The Mouthpiece Question

I know what your thinking, yet another trumpeter writing about the importance of mouthpiece selection and striking the perfect balance between back-bore and throat size. I happen to follow all those trends religiously but this isn’t another one of those rants. Coincidentally, I currently play a Laskey 75C with a standard throat and back-bore, not that it matters. The question about mouthpieces comes up for me at least twice a year. I’ve noticed this pattern over the past 5 or 6 years.DV016_Jpg_Large_471542.908_75MD

The question comes up because I want to improve my performance on the trumpet. Which usually leads me to examine my approach to the instrument and the art of creating music. In reality it’s a small question that leads to bigger thoughts.

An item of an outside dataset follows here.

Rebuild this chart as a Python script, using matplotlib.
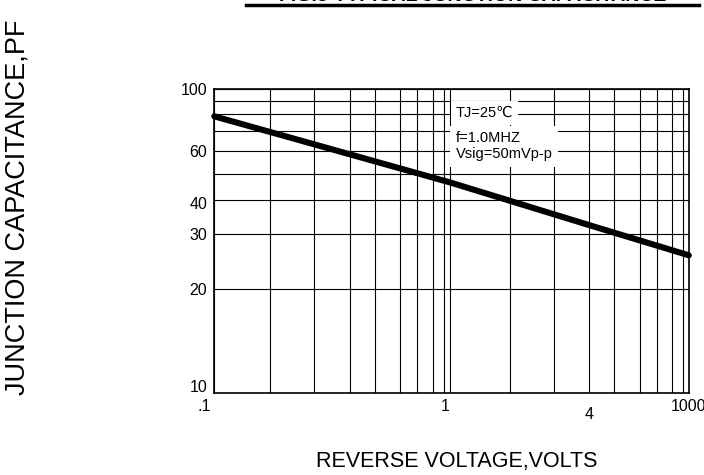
import numpy as np
import matplotlib
matplotlib.use("Agg")
import matplotlib.pyplot as plt
from matplotlib.transforms import ScaledTranslation
from matplotlib.lines import Line2D

plt.rcParams['font.family'] = ['Liberation Sans', 'DejaVu Sans']

# ---- data ----
voltage = [0.1, 1.0, 4.0, 10.0]          # reverse voltage, V
capacitance = [78.4, 46.6, 32.4, 25.7]   # junction capacitance, pF

# ---- axis grids of the (hand drawn) log paper ----
x_grid_vals = [0.1, 0.2, 0.3, 0.4, 0.5, 0.6, 0.7, 0.8, 0.9, 1,
               2, 3, 4, 5, 6, 7, 8, 9, 10]
x_grid_pos = [0, 0.1180, 0.2107, 0.2854, 0.3387, 0.3920, 0.4278, 0.4615,
              0.4847, 0.4967, 0.6225, 0.7149, 0.7901, 0.8428, 0.8972,
              0.9324, 0.9652, 0.9884, 1.0]
y_grid_vals = [10, 20, 30, 40, 50, 60, 70, 80, 90, 100]
y_grid_pos = [0, 0.3421, 0.5230, 0.6359, 0.7204, 0.7980, 0.8628, 0.9197,
              0.9615, 1.0]

x_labels = {0.1: '.1', 1: '1', 4: '4', 10: '1000'}
y_labels = {10: '10', 20: '20', 30: '30', 40: '40', 60: '60', 100: '100'}


def paper_scale(vals, pos):
    lv = np.log10(np.asarray(vals, float))
    p = np.asarray(pos, float)

    def fwd(v):
        v = np.asarray(v, float)
        with np.errstate(divide='ignore', invalid='ignore'):
            lvv = np.log10(np.clip(v, 1e-12, None))
        return np.interp(lvv, lv, p)

    def inv(u):
        u = np.asarray(u, float)
        return 10 ** np.interp(u, p, lv)
    return fwd, inv


fig = plt.figure(figsize=(7.04, 4.75), dpi=100)
ax = fig.add_axes([214.3 / 704, 1 - 393.3 / 475, 474.5 / 704, 304 / 475])

ax.set_xscale('function', functions=paper_scale(x_grid_vals, x_grid_pos))
ax.set_yscale('function', functions=paper_scale(y_grid_vals, y_grid_pos))
ax.set_xlim(0.1, 10)
ax.set_ylim(10, 100)

ax.set_xticks(x_grid_vals)
ax.set_xticklabels([x_labels.get(v, '') for v in x_grid_vals])
ax.set_yticks(y_grid_vals)
ax.set_yticklabels([y_labels.get(v, '') for v in y_grid_vals])
ax.minorticks_off()
ax.tick_params(length=0, labelsize=11.5, colors='black')
ax.tick_params(axis='x', pad=4)
ax.tick_params(axis='y', pad=5)
ax.grid(True, color='black', linewidth=0.8)
ax.set_axisbelow(True)
for s in ax.spines.values():
    s.set_linewidth(1.2)

# small label offsets as in the reference
x_off = {'.1': (-10, 0), '1': (-5, 0), '4': (0, -8)}
for lab in ax.get_xticklabels():
    t = lab.get_text()
    if t in x_off:
        dx, dy = x_off[t]
        lab.set_transform(lab.get_transform() +
                          ScaledTranslation(dx / 100, dy / 100, fig.dpi_scale_trans))
y_off = {'10': (0, 7.5), '40': (0, -3)}
for lab in ax.get_yticklabels():
    t = lab.get_text()
    if t in y_off:
        dx, dy = y_off[t]
        lab.set_transform(lab.get_transform() +
                          ScaledTranslation(dx / 100, dy / 100, fig.dpi_scale_trans))

ax.plot(voltage, capacitance, color='black', linewidth=4.4,
        solid_capstyle='round', clip_on=False, zorder=5)

ax.text(0.5094, 0.922, 'TJ=25℃', transform=ax.transAxes, fontsize=10.5,
        ha='left', va='center', zorder=4,
        bbox=dict(facecolor='white', edgecolor='none', pad=3.5))
ax.text(0.5094, 0.813, 'f=1.0MHZ\nVsig=50mVp-p', transform=ax.transAxes,
        fontsize=10.5, ha='left', va='center', linespacing=1.15, zorder=4,
        bbox=dict(facecolor='white', edgecolor='none', pad=4))

fig.text(18 / 704, 1 - 207 / 475, 'JUNCTION CAPACITANCE,PF', rotation=90,
         ha='center', va='center', fontsize=19.5)
fig.text(457 / 704, 1 - 461 / 475, 'REVERSE VOLTAGE,VOLTS',
         ha='center', va='center', fontsize=15.5)

# cut-off title at the top
fig.text(473 / 704, 1 - 0.8 / 475, 'FIG.3-TYPICAL JUNCTION CAPACITANCE',
         ha='center', va='baseline', fontsize=14, fontweight='bold')
fig.add_artist(Line2D([246 / 704, 699 / 704], [1 - 5 / 475, 1 - 5 / 475],
                      transform=fig.transFigure, color='black', linewidth=2.5))

fig.savefig('out.png', dpi=100)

The progression of questions might start off like this:

 Should I play a 22 throat with a symphonic back-bore like I did for 12 years or stay with what I have currently?

  Am I producing the sound I want the audience to hear?

  Am I performing music as the composer’s intended and am I being true to the style of music I am performing?

  Am I growing as an artist and educator of music?

•  Can I continue to perform music and have a meaningful family life?

•  Do I make enough money as a musician and educator?

•  Am I doing everything I can to provide for my kid?

•  Should I finish this bottle of wine or just go to bed?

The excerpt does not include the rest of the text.